Six Degrees of Julie

"In the real world, the right thing never happens in the right place and the right time," Mark Twain once said. "It is the job of journalists and historians to make it appear that it has."

I'm guessing he only left out screenwriters -- charged with righting every brand of wrong with a big screen finish --  because neither movies nor Hollywood had been invented at the time. I can't imagine any self-respecting reporter bothering with anything like fact checking when weaving a filmable tale.









This got me thinking about my tendency to amuse my followers, real or imagined, by dwelling on the fallacy of my failures rather than the truth of my successes, however spotty. In reaching for the next laugh, I guess I'm also trying to exhibit some hard-won humility. I figure nobody likes a blowhard, which is why I generally decline to name names when relaying my occasional ass-kicking over adversity.

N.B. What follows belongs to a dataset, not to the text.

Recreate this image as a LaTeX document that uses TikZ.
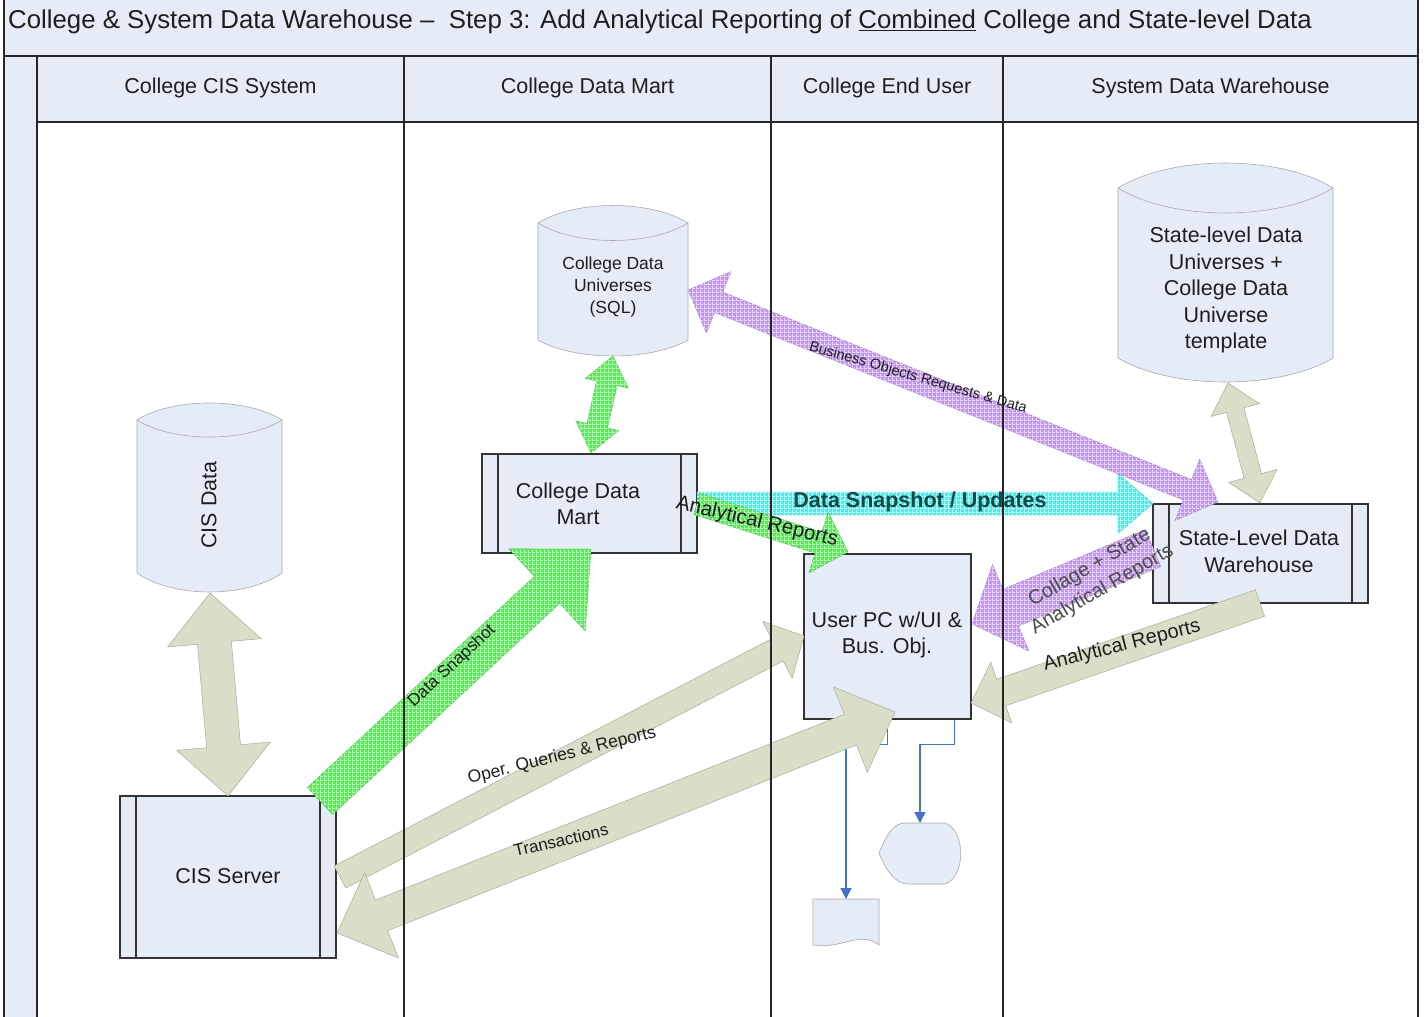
\documentclass[tikz,border=0pt]{standalone}
\usepackage{fontspec}
\setmainfont{Liberation Sans}
\usetikzlibrary{calc,arrows.meta,patterns}

\definecolor{paleblue}{HTML}{E6ECF7}
\definecolor{khaki}{HTML}{DADDC8}
\definecolor{khakiline}{HTML}{A9AC98}
\definecolor{gbase}{HTML}{55EE55}
\definecolor{gline}{HTML}{B8F8B8}
\definecolor{cbase}{HTML}{44F0F0}
\definecolor{cline}{HTML}{C0FAFA}
\definecolor{pbase}{HTML}{C597F2}
\definecolor{pline}{HTML}{E8D6FB}
\definecolor{ink}{HTML}{1E1E1E}
\definecolor{snaptxt}{HTML}{0F4A4A}
\definecolor{connblue}{HTML}{4472C4}
\definecolor{shapeline}{HTML}{A8A8A8}

\pgfdeclarepatternformonly{cellgrid}{\pgfqpoint{0pt}{0pt}}{\pgfqpoint{4pt}{4pt}}{\pgfqpoint{4pt}{4pt}}{%
  \pgfsetlinewidth{0.9pt}%
  \pgfpathmoveto{\pgfqpoint{0pt}{0.5pt}}\pgfpathlineto{\pgfqpoint{4pt}{0.5pt}}%
  \pgfpathmoveto{\pgfqpoint{0.5pt}{0pt}}\pgfpathlineto{\pgfqpoint{0.5pt}{4pt}}%
  \pgfusepath{stroke}}

% single-headed block arrow: style, tail, tip, half shaft, half head, head length
\newcommand\onearrow[6]{%
  \coordinate (oa-n) at ($(#3)!#6pt!(#2)$);
  \path[#1] ($(#2)!#4pt!90:(#3)$) -- ($(oa-n)!#4pt!90:(#3)$) -- ($(oa-n)!#5pt!90:(#3)$) -- (#3)
    -- ($(oa-n)!#5pt!-90:(#3)$) -- ($(oa-n)!#4pt!-90:(#3)$) -- ($(#2)!#4pt!-90:(#3)$) -- cycle;}
% double-headed block arrow
\newcommand\twoarrow[6]{%
  \coordinate (ta-m) at ($(#2)!#6pt!(#3)$);
  \coordinate (ta-n) at ($(#3)!#6pt!(#2)$);
  \path[#1] (#2) -- ($(ta-m)!#5pt!90:(#3)$) -- ($(ta-m)!#4pt!90:(#3)$) -- ($(ta-n)!#4pt!90:(#3)$)
    -- ($(ta-n)!#5pt!90:(#3)$) -- (#3) -- ($(ta-n)!#5pt!-90:(#3)$) -- ($(ta-n)!#4pt!-90:(#3)$)
    -- ($(ta-m)!#4pt!-90:(#3)$) -- ($(ta-m)!#5pt!-90:(#3)$) -- cycle;}

\tikzset{
  lane/.style={draw=black!85, line width=1.3pt},
  boxtext/.style={font=\fontsize{21.5}{26.5}\selectfont, text=ink, align=center},
  procbox/.style={rectangle, draw=black!80, line width=1.3pt, fill=paleblue, inner sep=0pt,
    path picture={\draw[black!80, line width=1.2pt]
      ([xshift=16pt]path picture bounding box.north west) -- ([xshift=16pt]path picture bounding box.south west)
      ([xshift=-16pt]path picture bounding box.north east) -- ([xshift=-16pt]path picture bounding box.south east);}},
  dbshape/.style={fill=paleblue, draw=shapeline, line width=0.6pt},
  conn/.style={draw=connblue, line width=1.4pt, -{Triangle[length=11pt,width=11pt]}},
  khakiarrow/.style={fill=khaki, draw=khakiline, line width=0.5pt},
  greenarrow/.style={fill=gbase, draw=gbase!75!black, line width=0.3pt, postaction={pattern=cellgrid, pattern color=gline}},
  cyanarrow/.style={fill=cbase, draw=cbase!75!black, line width=0.3pt, postaction={pattern=cellgrid, pattern color=cline}},
  purplearrow/.style={fill=pbase, draw=pbase!75!black, line width=0.3pt, postaction={pattern=cellgrid, pattern color=pline}},
  lbl/.style={text=ink, inner sep=0pt, align=center}
}

\begin{document}
\begin{tikzpicture}[x=1pt, y=-1pt]
\path[use as bounding box] (0,0) rectangle (1424,1017);
\fill[white] (0,0) rectangle (1424,1017);

% ---- pool background ----
\fill[paleblue] (4,0) rectangle (1418,56);
\fill[paleblue] (37,56) rectangle (1418,122);
\fill[paleblue] (4,56) rectangle (37,1017);
\draw[lane] (4,0) -- (4,1017);
\draw[lane] (1418,0) -- (1418,1017);
\draw[lane] (4,56) -- (1418,56);
\draw[lane] (37,122) -- (1418,122);

\node[anchor=west, inner sep=0pt, text=ink, font=\fontsize{25.8}{30}\selectfont] (title) at (8,22)
  {College \& System Data Warehouse –\ \ Step 3: Add Analytical Reporting of \underline{Combined} College and State-level Data};
\node[boxtext] (h1) at (220.5,88) {College CIS System};
\node[boxtext] (h2) at (587.5,88) {College Data Mart};
\node[boxtext] (h3) at (887,88) {College End User};
\node[boxtext] (h4) at (1210.5,88) {System Data Warehouse};

% ---- data stores ----
\path[dbshape] (137,420) .. controls (173,397.3) and (246,397.3) .. (282,420) -- (282,573)
  .. controls (246,598.3) and (173,598.3) .. (137,573) -- cycle;
\draw[shapeline, line width=0.6pt] (137,420) .. controls (173,442.7) and (246,442.7) .. (282,420);
\node[boxtext, rotate=90] (cisdata) at (209,505) {CIS Data};

\path[dbshape] (538,223) .. controls (575.5,199.7) and (650.5,199.7) .. (688,223) -- (688,340)
  .. controls (650.5,361.3) and (575.5,361.3) .. (538,340) -- cycle;
\draw[shapeline, line width=0.6pt] (538,223) .. controls (575.5,246.3) and (650.5,246.3) .. (688,223);
\node[boxtext, font=\fontsize{17.5}{22}\selectfont] (univ) at (613,287) {College Data\\Universes\\(SQL)};

\path[dbshape] (1118,188) .. controls (1171.75,154.7) and (1279.25,154.7) .. (1333,188) -- (1333,358)
  .. controls (1279.25,390) and (1171.75,390) .. (1118,358) -- cycle;
\draw[shapeline, line width=0.6pt] (1118,188) .. controls (1171.75,221.3) and (1279.25,221.3) .. (1333,188);
\node[boxtext, font=\fontsize{21.5}{26.5}\selectfont] (stateuniv) at (1226,290)
  {State-level Data\\Universes +\\College Data\\Universe\\template};

% ---- output shapes ----
\path[dbshape] (813,899) -- (879,899) -- (879,945) .. controls (860,930) and (840,950) .. (813,945) -- cycle;
\coordinate (doc) at (846,899);
\path[dbshape] (879,853) .. controls (886,836) and (893,823) .. (905,823) -- (945,823)
  .. controls (966,830) and (966,877) .. (945,884) -- (908,884) .. controls (895,884) and (886,870) .. (879,853) -- cycle;
\coordinate (disp) at (920,823);

% ---- process boxes ----
\node[procbox, minimum width=216pt, minimum height=162pt] (cisserver) at (228,877) {};
\node[boxtext] (cisservertxt) at (228,876) {CIS Server};
\node[procbox, minimum width=215pt, minimum height=99pt] (mart) at (589.5,503.5) {};
\node[boxtext] (marttxt) at (578,504) {College Data\\Mart};
\node[procbox, minimum width=215pt, minimum height=99pt] (statedw) at (1260.5,553.5) {};
\node[boxtext] (statedwtxt) at (1259,551.5) {State-Level Data\\Warehouse};
\node[rectangle, draw=black!80, line width=1.3pt, fill=paleblue, minimum width=167pt, minimum height=165pt, inner sep=0pt] (userpc) at (887.5,636.5) {};
\node[boxtext] (userpctxt) at (887,635) {User PC w/UI \&\\Bus. Obj.};

% ---- blue connectors ----
\draw[conn] (userpc.south) -- ++(0,25) -| (doc);
\draw[conn] ([xshift=-17pt]userpc.south east) -- ++(0,25) -| (disp);

% ---- block arrow end points ----
\coordinate (a1) at (210,593);  \coordinate (b1) at (228,796);
\coordinate (a2) at (613,356);  \coordinate (b2) at (591,453);
\coordinate (a3) at (320,801);  \coordinate (b3) at (591,549);
\coordinate (a4) at (340,877);  \coordinate (b4) at (804,636);
\coordinate (a5) at (337,933);  \coordinate (b5) at (895,712);
\coordinate (a6) at (697,504);  \coordinate (b6) at (848,552);
\coordinate (a7) at (697,503.5);\coordinate (b7) at (1153,503.5);
\coordinate (a8) at (688,290);  \coordinate (b8) at (1218,502);
\coordinate (a9) at (1153,548); \coordinate (b9) at (972,624);
\coordinate (a10) at (1260,603);\coordinate (b10) at (971,703);
\coordinate (a11) at (1228,383);\coordinate (b11) at (1260,503);

\twoarrow{khakiarrow}{a1}{b1}{17}{47}{50}
\twoarrow{greenarrow}{a2}{b2}{10.5}{22}{28}
\onearrow{greenarrow}{a3}{b3}{18.5}{56}{60}
\onearrow{khakiarrow}{a4}{b4}{12.5}{32}{30}
\twoarrow{khakiarrow}{a5}{b5}{16.5}{46}{48}
\onearrow{cyanarrow}{a7}{b7}{11.5}{30}{35}
\onearrow{greenarrow}{a6}{b6}{11}{32}{31}
\twoarrow{purplearrow}{a8}{b8}{11}{33}{33}
\onearrow{purplearrow}{a9}{b9}{20}{47}{42}
\onearrow{khakiarrow}{a10}{b10}{14}{32}{32}
\twoarrow{khakiarrow}{a11}{b11}{9}{25}{28}

% ---- lane dividers ----
\draw[lane] (37,56) -- (37,1017);
\draw[lane] (404,56) -- (404,1017);
\draw[lane] (771,56) -- (771,1017);
\draw[lane] (1003,56) -- (1003,1017);

% ---- arrow labels ----
\node[lbl, rotate=43, font=\fontsize{17}{20}\selectfont] (lsnap) at (452,666) {Data Snapshot};
\node[lbl, rotate=14, font=\fontsize{17.5}{21}\selectfont] (loper) at (562,756) {Oper. Queries \& Reports};
\node[lbl, rotate=13, font=\fontsize{17}{20}\selectfont] (ltrans) at (561,840) {Transactions};
\node[lbl, font=\bfseries\fontsize{21.5}{26}\selectfont, text=snaptxt] (lupd) at (920,502) {Data Snapshot / Updates};
\node[lbl, rotate=-13, font=\fontsize{20.5}{24}\selectfont] (lanag) at (757,522) {Analytical Reports};
\node[lbl, rotate=-16, font=\fontsize{14.5}{17}\selectfont] (lbo) at (918,378) {Business Objects Requests \& Data};
\node[lbl, rotate=30, font=\fontsize{20}{25}\selectfont, text=black!70] (lcoll) at (1096,579) {Collage + State\\Analytical Reports};
\node[lbl, rotate=14, font=\fontsize{20}{24}\selectfont] (lanak) at (1122,646) {Analytical Reports};
\end{tikzpicture}
\end{document}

I considered the many celebrities I've worked with over the course of my stop-and-start-again career. While in Hollywood this is an exercise in sheer dumbassery, elsewhere it may be a source of inspiration. A distant cousin, for example, recently looked me up to ask about a certain box office favorite who once bought a script from me. Though I didn't have the heart to tell her it would never be made into an actual movie, maybe that kind of detail only matters to actual moviemakers.

What excited her was the idea that he and I worked together. In the interest of professional affirmation, my who's who list would have to omit stars I'd encountered only casually -- chatting up at some industry event (Brooke Shields, Hallie Berry), in line at the market (Faye Dunaway, Martin Landau) or walking a picket line (Julie Louis-Dreyfuss, Alicia Keyes).

Forget those who'd expressed only a passing interest in my work -- as well as the fast talking suits who brought me in for a "general" while scanning the trades for any obtuse reference to themselves. Only instantly recognizable names and faces with whom I'd collaborated directly would make the cut -- regardless of whether our project went anywhere.  Even Ron Howard will tell you that doesn't happen nearly enough.



Off the top of my head, I jotted down this dizzying list of Oscar-, Emmy- and even Grammy-honored co-conspirators, past and present, in no particular order: Val Kilmer, Patricia Arquette, Don Johnson, Philip Michael Thomas, Stanley Tucci, Mare Winningham, Barbara Mandrell, Mariska Hargitay, Danica McKellar, Meg Foster, Jennifer Tilley, Fisher Stevens, Joan Cusack, Lonnie Anderson, Ione Skye, Tim Curry, Dabney Coleman, John Astin, Allyce Beaseley, Glenne Headly, Jon Cryer, Tim Allen, Owen Wilson, Edward Norton.

While even we originators of the classic underdog story have ways of diminishing our own power before somebody else does if for us, the most obvious one here is giving in to my fear of irrelevance. So maybe I would like to improve my batting average. Some extra pocket change would by nice. Maybe a little house in the Hills and a sandy-bottom lap pool -- tended by a fetching young groundskeeper with strong Balkan features and a poor command of the English language.

"All you need is ignorance and confidence and the success is sure to follow," Mark Twain said in some other disembodied quote that basically sums up everything. Maybe the irony about trying so hard for so long to get into the game is that's what makes you a player.